I personally got hammered this week due to my exposure to international markets - who are much more dependent on foreign oil, but I think the higher price will be “temporary” so I have decided to ride it out. I had my largest single day nominal loss earlier this week - but I am only down 2.5% for the year (including another small beating today).
If I were to look to a safe haven, it would probably be domestic consumer staples. XLP is still up 9% for the year but it also took a small beating this week - but then XLP was basically flat last year.
I’m sorry I wasn’t clear, I’m doing fine. My question should have asked about being proactively defensive, if that’s a thing.
My inclination is to stay the course, for now, but contemplating the chances that this week may be the start of a longer trend.
Lots of people were riding the Mag 7 wave and thought it could only go up. (I saw the same thing in the 90’s with the dot com boom.) Then reality set in.

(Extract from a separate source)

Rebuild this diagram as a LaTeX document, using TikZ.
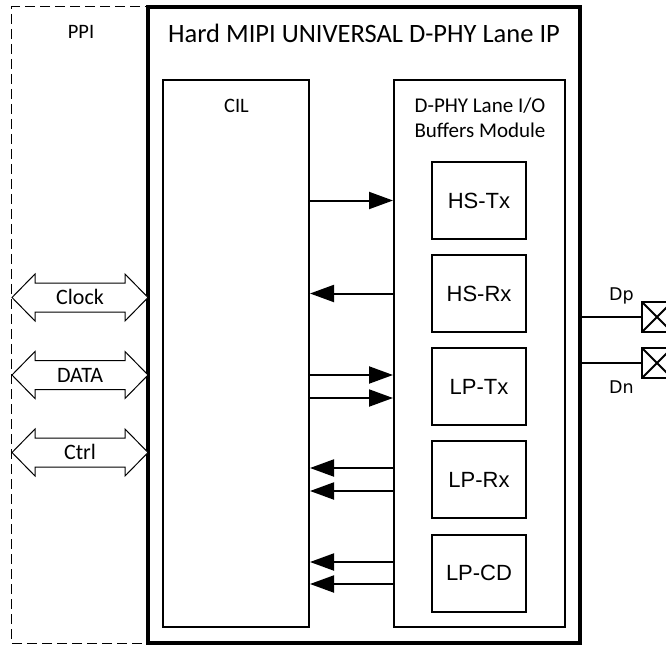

In truth, I rode the dot com boom myself, but got out of everything in 1999-2000 as we set off on a long RV trip that kept us out of touch, and yes, I thought the market was “toppy.” But when I came back in it was with stalwarts of one flavor or another and have been fine since. But many people didn’t, and (presumably) learned the lesson. Maybe some didn’t?
When the markets trend downward it’s a good time to review your holdings. I would hold quality stocks likely to recover and perhaps even acquire more at attractive prices.
I would trim speculative high PE or no PE stocks and possibly hold cash. Wait for better times.